Dr. Douglas Tewksbury, environmental researcher and associate professor of communication and media studies at Niagara University, released his second solo album of ambient compositions, “Brutes,” July 15, 2022. A follow-up to his 2021 solo release, “Paths,” “Brutes” is composed of two long-form works, “Banda Mountain” and “COP26,” 20-minute ambient pieces that were built by combining sonically altered 16th century choral arrangements and recordings of human voices. The compositions were spliced together on long analog tape loops using reel-to-reel machines, and then performed live in studio into an array of eight guitar amplifiers in a semicircle, with Dr.
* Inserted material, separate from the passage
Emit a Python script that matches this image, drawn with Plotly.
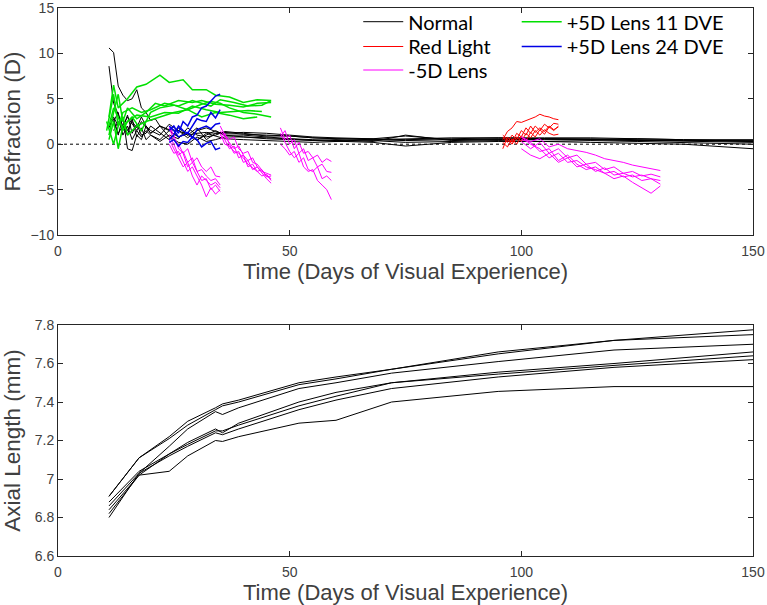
import plotly.graph_objects as go

# ---------------- Refraction data (top panel) ----------------
normal_days = [
    [11,12,13,14,15,16,17,18,19,20,21,22,24,26,28,30,32,34,36,40,45,50,55,60,68,75,85,95,105,115,125,135,150],
    [11,12,13,14,15,16,17,18,19,20,22,24,26,28,30,32,34,36,40,45,50,55,60,68,75,85,95,105,115,125,135,150],
    [11,12,13,14,15,16,17,18,19,20,22,24,26,28,30,32,34,36,40,45,50,55,60,68,75,85,95,105,115,125,135,150],
    [11,12,13,14,15,16,17,18,19,20,22,24,26,28,30,32,34,36,40,45,50,55,60,68,75,85,95,105,115,125,135,150],
    [11,12,13,14,15,16,17,18,19,20,22,24,26,28,30,32,34,36,40,45,50,55,60,68,75,85,95,105,115,125,135,150],
    [12,13,14,15,16,17,18,19,20,22,24,26,28,30,32,34,36,40,45,50,55,60,68,75,85,95,105,115,125,135,150],
    [12,13,14,15,16,17,18,19,20,22,24,26,28,30,32,34,36,40,45,50,55,60,68,75,85,95,105,115,125,135,150],
]
normal_vals = [
    [10.6,10.1,6.4,5.4,4.8,5.0,6.0,4.0,3.5,2.6,2.8,2.0,1.6,1.5,1.0,1.2,1.3,1.2,1.3,1.1,1.0,0.9,0.7,0.6,0.6,0.9,0.5,0.6,0.5,0.5,0.4,0.4,0.3],
    [8.6,4.5,3.3,2.0,3.0,2.2,1.5,2.5,1.8,1.2,2.0,1.5,0.8,1.2,0.5,1.0,1.5,1.0,0.8,0.7,0.6,0.4,0.5,0.3,1.0,0.4,0.5,0.6,0.5,0.6,0.5,0.3],
    [3.0,2.5,3.5,1.0,2.0,0.5,1.5,0.8,1.5,1.0,0.3,1.0,0.6,1.8,1.0,0.8,1.0,1.4,1.2,0.9,0.9,0.7,0.6,0.5,0.4,0.5,0.5,0.6,0.5,0.4,0.3,0.2],
    [2.0,2.8,1.0,3.0,-0.5,-0.7,1.0,0.5,2.0,1.2,2.0,0.8,0.2,0.0,0.8,0.3,0.5,0.8,0.8,0.6,0.5,0.4,0.3,0.2,-0.2,0.2,0.3,0.3,0.2,0.1,0.0,-0.5],
    [1.8,3.0,2.0,2.8,1.5,2.5,1.8,3.0,2.0,1.5,1.0,2.2,1.5,0.7,1.5,1.8,1.4,1.0,1.0,0.8,0.6,0.5,0.4,0.5,0.6,0.7,0.7,0.6,0.6,0.5,0.4,0.4],
    [2.5,1.2,2.0,1.0,2.8,0.8,1.8,0.5,1.0,0.5,1.5,0.8,1.2,0.4,1.2,0.9,0.6,0.5,0.4,0.3,0.2,0.3,0.4,0.2,0.3,0.4,0.3,0.4,0.3,0.2,0.0],
    [1.5,2.5,1.8,3.2,1.2,2.2,1.0,1.2,2.0,1.2,0.5,1.8,1.0,1.8,0.5,1.2,1.2,1.3,1.2,1.0,0.8,0.7,0.6,0.5,0.6,0.7,0.7,0.7,0.6,0.5,0.5],
]

red_days = [96,97,98,99,100,101,102,103,104,105,106,107,108]
red_vals = [
    [0.5,1.4,1.8,2.5,2.4,2.6,2.8,3.0,3.3,3.1,3.0,2.8,2.7],
    [-0.5,0.8,0.2,1.2,0.8,1.8,1.2,2.0,1.5,2.2,1.8,2.3,2.2],
    [0.8,0.2,1.0,0.5,1.5,1.0,2.0,1.3,1.8,1.4,2.0,1.6,1.9],
    [1.0,0.5,0.0,0.8,0.3,1.2,0.7,1.5,1.0,1.6,1.2,1.0,1.1],
    [0.2,-0.3,0.6,0.0,0.9,0.4,1.3,0.8,1.6,1.1,1.9,1.5,2.0],
]

minus_days = [
    [24,25,26,27,28,29,30,31,32,33,34,35],
    [35,36,37,38,39,40,41,42,43,44,45,46],
    [48,49,50,51,52,53,54,55,56,57,58,59],
    [100,102,104,106,108,110,112,114,116,118,120,122,124,126,128,130],
]
minus_vals = [
    [
        [1.8,0.5,0.0,-1.0,-0.5,-2.0,-1.5,-2.5,-3.0,-2.5,-3.5,-3.6],
        [1.0,0.0,-1.2,-0.8,-2.0,-1.5,-3.0,-2.8,-3.5,-4.0,-3.8,-4.5],
        [0.5,-0.5,-1.5,-2.5,-2.0,-3.5,-4.5,-3.5,-4.0,-4.5,-4.2,-4.8],
        [2.0,1.0,-0.5,-1.0,-2.5,-2.0,-3.0,-4.0,-3.8,-5.0,-4.5,-5.2],
        [0.0,-1.0,-0.8,-2.0,-3.0,-2.5,-3.5,-4.5,-5.8,-4.8,-5.5,-5.0],
    ],
    [
        [1.5,0.8,0.2,-0.5,-0.2,-1.2,-1.8,-1.5,-2.5,-3.0,-3.2,-3.4],
        [2.0,1.0,0.5,0.8,-0.5,-1.0,-0.8,-2.0,-2.2,-2.8,-3.5,-3.8],
        [1.0,0.5,-0.5,-0.2,-1.5,-1.2,-2.5,-2.2,-3.0,-3.5,-3.3,-4.0],
        [0.5,1.2,0.0,-1.0,-0.8,-2.0,-1.8,-2.8,-2.5,-3.2,-3.8,-4.3],
        [1.2,0.0,-0.2,-0.8,-1.0,-1.5,-2.2,-2.6,-3.0,-2.8,-3.6,-3.5],
    ],
    [
        [1.8,0.5,1.0,-0.5,0.2,-1.0,-0.8,-1.5,-1.2,-2.0,-1.6,-1.9],
        [0.8,1.5,0.0,0.5,-1.0,-0.5,-1.8,-1.5,-2.5,-2.2,-3.0,-3.1],
        [0.0,-0.5,-1.2,-0.8,-2.0,-1.5,-2.8,-3.0,-2.5,-3.8,-3.5,-4.0],
        [1.2,0.2,-0.8,-1.5,-1.0,-2.5,-3.0,-2.8,-4.0,-4.5,-5.0,-6.1],
    ],
    [
        [0.8,0.3,0.6,-0.3,0.0,-0.5,-0.7,-0.9,-1.2,-1.6,-1.8,-2.0,-2.3,-2.5,-2.7,-2.9],
        [0.3,-0.5,0.2,-1.0,-0.5,-1.5,-1.2,-2.2,-2.0,-2.8,-2.5,-3.2,-3.0,-3.5,-3.3,-3.6],
        [-0.5,-1.2,-1.6,-1.0,-2.0,-1.5,-2.5,-2.2,-3.0,-2.6,-3.4,-3.2,-3.6,-3.4,-3.8,-4.0],
        [0.8,0.0,-0.5,-1.5,-1.0,-2.0,-1.8,-2.5,-2.8,-3.2,-3.0,-3.6,-3.4,-4.0,-3.8,-4.4],
        [0.5,0.2,-0.8,-0.5,-1.8,-1.2,-2.2,-2.8,-2.5,-3.2,-3.8,-3.5,-4.2,-4.8,-5.4,-4.6],
    ],
]

plus11_days = [
    [11,12,13,14,15,17,19,22,24,27,29,32,34,37,40,43,46],
    [10.5,12,13,14,16,18,20,23,26,29,31,33,35,38,41,44,46],
    [11,12,13,14,15,17,20,23,26,29,32,35,38,41,44],
    [11,12,13,14,16,18,20,22,25,28,31,34,37,40,43],
    [10.5,12,13,14,15,17,19,22,25,28,31,33,35,37,40,43,46],
    [11,12,13,14,15,17,19,21,23,26,29,31,34,37,40,43,46],
]
plus11_vals = [
    [3.0,6.5,4.0,4.5,5.0,6.3,6.6,7.6,6.8,7.1,6.0,6.0,5.4,5.2,4.6,4.9,4.8],
    [1.5,5.5,2.0,3.5,4.0,3.5,3.8,4.5,4.2,4.8,4.5,4.2,4.9,4.6,4.2,4.3,4.8],
    [2.0,4.0,3.0,1.5,2.5,3.2,3.0,3.5,3.4,4.2,3.8,3.5,3.6,3.7,3.6],
    [0.5,2.5,-0.5,2.0,3.0,1.5,3.5,4.0,4.3,3.8,3.0,3.5,3.2,2.8,3.0],
    [2.5,0.0,2.0,3.0,1.0,2.0,2.5,3.0,3.5,3.8,4.4,4.7,4.5,4.0,3.5,3.3,3.0],
    [1.0,3.5,5.5,2.5,4.0,2.8,3.5,4.5,4.2,4.8,4.6,4.8,4.4,4.3,4.1,4.5,4.6],
]

plus24_days = [24,25,26,27,28,29,30,31,32,33,34,35]
plus24_vals = [
    [1.5,2.0,1.2,2.5,2.0,3.0,3.2,4.0,4.2,4.8,5.3,5.5],
    [0.5,1.0,2.0,1.5,1.2,2.0,2.8,2.6,2.5,3.5,2.9,3.8],
    [2.0,1.5,0.8,1.0,1.3,0.7,1.6,1.8,2.0,1.7,2.2,2.3],
    [0.2,0.5,-0.2,0.3,0.2,0.8,0.5,-0.3,0.1,0.3,-0.6,-0.4],
]

# ---------------- Axial length data (bottom panel) ----------------
axial_days = [11,17.5,24,28,34,35.5,39,52,60,72,95,120,150]
axial_vals = [
    [6.91,7.11,7.22,7.30,7.37,7.39,7.41,7.50,7.53,7.57,7.66,7.72,7.775],
    [6.91,7.11,7.21,7.28,7.36,7.38,7.40,7.49,7.52,7.57,7.65,7.72,7.75],
    [6.86,7.03,7.17,7.26,7.35,7.335,7.37,7.47,7.50,7.55,7.61,7.67,7.70],
    [6.88,7.04,7.13,7.19,7.26,7.24,7.29,7.40,7.45,7.50,7.555,7.60,7.66],
    [6.82,7.02,7.13,7.18,7.25,7.25,7.28,7.38,7.43,7.50,7.545,7.59,7.64],
    [6.80,7.03,7.12,7.17,7.24,7.23,7.26,7.36,7.41,7.47,7.53,7.58,7.62],
    [6.84,7.02,7.04,7.12,7.20,7.195,7.22,7.29,7.305,7.40,7.455,7.48,7.48],
]

x_range = [0, 150]
x_ticks = [0, 50, 100, 150]
ref_ticks = [-10, -5, 0, 5, 10, 15]
axial_ticks = [6.6, 6.8, 7.0, 7.2, 7.4, 7.6, 7.8]
axial_ticktext = ["6.6", "6.8", "7", "7.2", "7.4", "7.6", "7.8"]
zero_line_x = [0, 150]
zero_line_y = [0, 0]

# ---------------- styles ----------------
C_NORMAL = "#000000"
C_RED = "#ff0000"
C_MINUS = "#ff00ff"
C_PLUS11 = "#00e000"
C_PLUS24 = "#0000e6"
AX_COLOR = "#262626"
TXT_COLOR = "#404040"
TICK_FONT = dict(family="Liberation Sans, Arial, sans-serif", size=14, color=TXT_COLOR)
YTITLE_FONT = dict(family="Liberation Sans, Arial, sans-serif", size=22.5, color=TXT_COLOR)
XTITLE_FONT = dict(family="Liberation Sans, Arial, sans-serif", size=22, color=TXT_COLOR)
LEG_FONT = dict(family="Lato, Open Sans, sans-serif", size=20, color="#000000")

fig = go.Figure()

# dotted zero reference
fig.add_trace(go.Scatter(x=zero_line_x, y=zero_line_y, mode="lines",
                         line=dict(color="#000000", width=1, dash="dot"),
                         showlegend=False, hoverinfo="skip", xaxis="x", yaxis="y"))

def add_group(days_list, vals_list, name, color, width, legend):
    for i, (d, v) in enumerate(zip(days_list, vals_list)):
        fig.add_trace(go.Scatter(
            x=d, y=v, mode="lines", name=name, legendgroup=name,
            showlegend=(i == 0), legend=legend,
            line=dict(color=color, width=width), xaxis="x", yaxis="y"))

add_group(normal_days, normal_vals, "Normal", C_NORMAL, 1, "legend")
add_group([red_days] * len(red_vals), red_vals, "Red Light", C_RED, 1, "legend2")
m_days, m_vals = [], []
for d, grp in zip(minus_days, minus_vals):
    for v in grp:
        m_days.append(d)
        m_vals.append(v)
add_group(m_days, m_vals, "-5D Lens", C_MINUS, 1, "legend3")
add_group(plus11_days, plus11_vals, "+5D Lens 11 DVE", C_PLUS11, 1.5, "legend4")
add_group([plus24_days] * len(plus24_vals), plus24_vals, "+5D Lens 24 DVE", C_PLUS24, 1.5, "legend5")

for v in axial_vals:
    fig.add_trace(go.Scatter(x=axial_days, y=v, mode="lines",
                             line=dict(color="#000000", width=1),
                             showlegend=False, xaxis="x2", yaxis="y2"))

axis_common = dict(showline=True, mirror="ticks", linecolor=AX_COLOR, linewidth=1,
                   ticks="inside", ticklen=5, tickcolor=AX_COLOR, tickwidth=1,
                   showgrid=False, zeroline=False, tickfont=TICK_FONT)

M_T, M_B = 8, 49
H_PLOT = 605 - M_T - M_B

def ypaper(py):
    return 1 - (py - M_T) / H_PLOT

def leg(xp, py):
    return dict(x=xp, y=ypaper(py), xanchor="left", yanchor="middle", font=LEG_FONT,
                bgcolor="rgba(0,0,0,0)", borderwidth=0, tracegroupgap=0, itemwidth=40)

fig.update_layout(
    width=767, height=605,
    margin=dict(l=58, r=14, t=M_T, b=M_B, autoexpand=False),
    plot_bgcolor="white", paper_bgcolor="white",
    xaxis=dict(domain=[0, 1], range=x_range, anchor="y", tickvals=x_ticks,
               ticklabelstandoff=3, ticklabeloverflow="allow",
               title=dict(text="Time (Days of Visual Experience)", font=XTITLE_FONT, standoff=3),
               **axis_common),
    yaxis=dict(domain=[ypaper(235), 1], range=[-10, 15], anchor="x", tickvals=ref_ticks,
               ticklabeloverflow="allow",
               title=dict(text="Refraction (D)", font=YTITLE_FONT, standoff=7),
               **axis_common),
    xaxis2=dict(domain=[0, 1], range=x_range, anchor="y2", tickvals=x_ticks,
                ticklabelstandoff=3, ticklabeloverflow="allow",
                title=dict(text="Time (Days of Visual Experience)", font=XTITLE_FONT, standoff=3),
                **axis_common),
    yaxis2=dict(domain=[0, ypaper(325)], range=[6.6, 7.8], anchor="x2",
                tickvals=axial_ticks, ticktext=axial_ticktext, ticklabeloverflow="allow",
                title=dict(text="Axial Length (mm)", font=YTITLE_FONT, standoff=7),
                **axis_common),
    legend=leg(0.432, 21.7),
    legend2=leg(0.432, 46.5),
    legend3=leg(0.432, 70),
    legend4=leg(0.660, 21.7),
    legend5=leg(0.660, 46.5),
    showlegend=True,
)

fig.write_html("out.html", config={"displayModeBar": False},
               post_script="document.body.style.margin='0px';")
Tewksbury as the conductor of a tape-based “amplifier orchestra” of these voices.
“I've always been a musician in some form or another since I was a child,” Dr. Tewksbury said. “Today, much of my creative practice is focused on using obsolete music technologies in new ways, especially old reel-to-reel machines, splicing analog tape, odd studio gear, synthesizers, and combining theses with software and field recordings. I find it endlessly exciting to experiment with old sound technologies, to use them in ways that they were not designed for.”
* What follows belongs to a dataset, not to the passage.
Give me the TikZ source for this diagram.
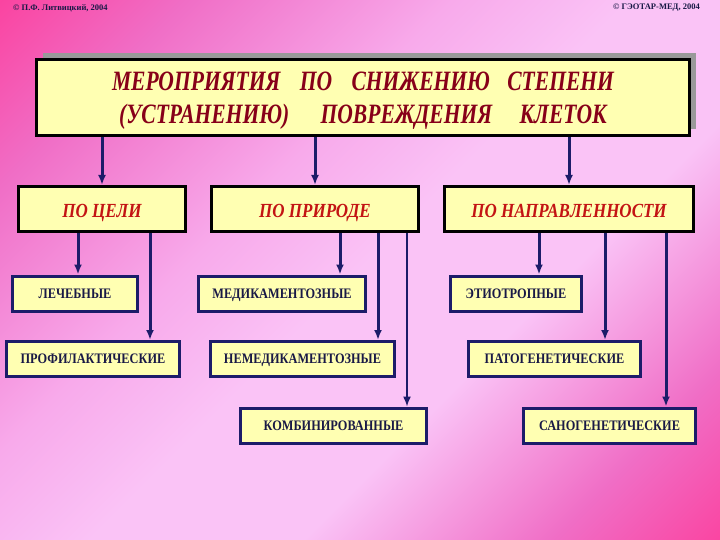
\documentclass[tikz,border=0pt]{standalone}
\usepackage{fontspec}
\setmainfont{Liberation Serif}
\newfontfamily\narrowfont[FakeStretch=0.85]{Liberation Serif}
\newfontfamily\tightfont[FakeStretch=0.77]{Liberation Serif}
\usetikzlibrary{arrows.meta,shadows}
\definecolor{bgdeep}{RGB}{255,50,145}
\definecolor{bgmid}{RGB}{240,110,198}
\definecolor{bgpale}{RGB}{248,170,235}
\definecolor{bglight}{RGB}{250,195,246}
\definecolor{boxfill}{RGB}{255,255,178}
\definecolor{navy}{RGB}{28,28,105}
\definecolor{titlered}{RGB}{135,0,25}
\definecolor{headred}{RGB}{195,20,20}
\definecolor{itemblue}{RGB}{25,25,70}
\pgfdeclarehorizontalshading{slidebg}{100bp}{color(0bp)=(bgdeep); color(10bp)=(bgdeep); color(25bp)=(bgmid); color(40bp)=(bgpale); color(50bp)=(bglight); color(62bp)=(bglight); color(76bp)=(bgmid); color(90bp)=(bgdeep); color(100bp)=(bgdeep)}

\begin{document}
\begin{tikzpicture}[x=1pt,y=-1pt,
  headbox/.style={draw=black,line width=3pt,fill=boxfill,minimum width=653pt,minimum height=76pt,
    align=center,inner sep=0pt,text depth=0pt,
    drop shadow={shadow xshift=6pt,shadow yshift=6pt,fill=black!40,opacity=1},
    font=\tightfont\bfseries\itshape\fontsize{28}{33}\selectfont,text=titlered},
  groupbox/.style={draw=black,line width=3pt,fill=boxfill,minimum height=45pt,inner sep=0pt,
    text height=17pt,text depth=0pt,
    font=\narrowfont\bfseries\itshape\fontsize{20}{22}\selectfont,text=headred},
  itembox/.style={draw=navy,line width=3pt,fill=boxfill,minimum height=35pt,inner sep=0pt,
    text height=9.8pt,text depth=0pt,
    font=\narrowfont\bfseries\fontsize{14.5}{16}\selectfont,text=itemblue},
  credit/.style={font=\bfseries\fontsize{8.5}{10}\selectfont,text=itemblue,inner sep=0pt},
  arr/.style={-{Latex[length=10pt,width=8pt]},draw=navy,line width=3pt},
  arrthin/.style={-{Latex[length=10pt,width=8pt]},draw=navy,line width=1.5pt}]
  % background
  \fill[shading=slidebg,shading angle=-45] (0,0) rectangle (720,540);
  \node[credit,anchor=west] (author) at (13,8) {© П.Ф. Литвицкий, 2004};
  \node[credit,anchor=east] (publisher) at (700,8) {© ГЭОТАР-МЕД, 2004};

  % title
  \node[headbox] (head) at (363,97.5)
    {МЕРОПРИЯТИЯ\hspace{14pt} ПО\hspace{14pt} СНИЖЕНИЮ\hspace{12pt} СТЕПЕНИ\\
     (УСТРАНЕНИЮ)\hspace{26pt} ПОВРЕЖДЕНИЯ\hspace{22pt} КЛЕТОК};

  % criteria
  \node[groupbox,minimum width=167pt] (goal) at (102,209) {ПО ЦЕЛИ};
  \node[groupbox,minimum width=207pt] (nature) at (315,209) {ПО ПРИРОДЕ};
  \node[groupbox,minimum width=249pt] (aim) at (569,209) {ПО НАПРАВЛЕННОСТИ};

  % kinds
  \node[itembox,minimum width=125pt] (cure) at (75,293.5) {ЛЕЧЕБНЫЕ};
  \node[itembox,minimum width=173pt] (prevent) at (93,359) {ПРОФИЛАКТИЧЕСКИЕ};
  \node[itembox,minimum width=167pt] (drug) at (282,293.5) {МЕДИКАМЕНТОЗНЫЕ};
  \node[itembox,minimum width=184pt] (nodrug) at (302.5,359) {НЕМЕДИКАМЕНТОЗНЫЕ};
  \node[itembox,minimum width=186pt] (mixed) at (333.5,425.5) {КОМБИНИРОВАННЫЕ};
  \node[itembox,minimum width=131pt] (etio) at (516,293.5) {ЭТИОТРОПНЫЕ};
  \node[itembox,minimum width=172pt] (patho) at (554.5,359) {ПАТОГЕНЕТИЧЕСКИЕ};
  \node[itembox,minimum width=172pt] (sano) at (609.5,425.5) {САНОГЕНЕТИЧЕСКИЕ};

  \draw[arr] (head.south -| goal.north) -- (goal.north);
  \draw[arr] (head.south -| nature.north) -- (nature.north);
  \draw[arr] (head.south -| aim.north) -- (aim.north);

  \draw[arr] (78,0 |- goal.south) -- (78,0 |- cure.north);
  \draw[arr] (150,0 |- goal.south) -- (150,0 |- prevent.north);
  \draw[arr] (340,0 |- nature.south) -- (340,0 |- drug.north);
  \draw[arr] (378,0 |- nature.south) -- (378,0 |- nodrug.north);
  \draw[arrthin] (407,0 |- nature.south) -- (407,0 |- mixed.north);
  \draw[arr] (539,0 |- aim.south) -- (539,0 |- etio.north);
  \draw[arr] (605,0 |- aim.south) -- (605,0 |- patho.north);
  \draw[arr] (666,0 |- aim.south) -- (666,0 |- sano.north);
\end{tikzpicture}
\end{document}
The instrumental album addresses themes of climate change and mass extinction. “In ‘Brutes,’ I knew that I wanted the album to focus on humans, the beauty that we’re able to create, to bring into the world, and the terrible things that we’re able to do, both to each other and to the planet,” he explained. “And so I built the album around looking for and manipulating and splicing together some of the most beautiful human voices I could find, even though the message is not a terribly optimistic one.”
His belief that art, creativity, and media shape how we make sense of our world, motivated him to share, musically, his deep concern about climate change and mass extinction. The music is inspired by his research on climate change denial and pro-fossil-fuel cultures and in the role culture plays in shaping human action and inaction, especially in terms of environmental issues.
“I think that as academics, we have a mandate to put new ideas, new theoretically informed ways of thinking, into the world, and in ways that are public-facing and accessible,” he said. “There are a lot of ways to do that, but for me, scholarly theories on environment and culture are a great jumping-off point for embedding these ideas into my creative practice.”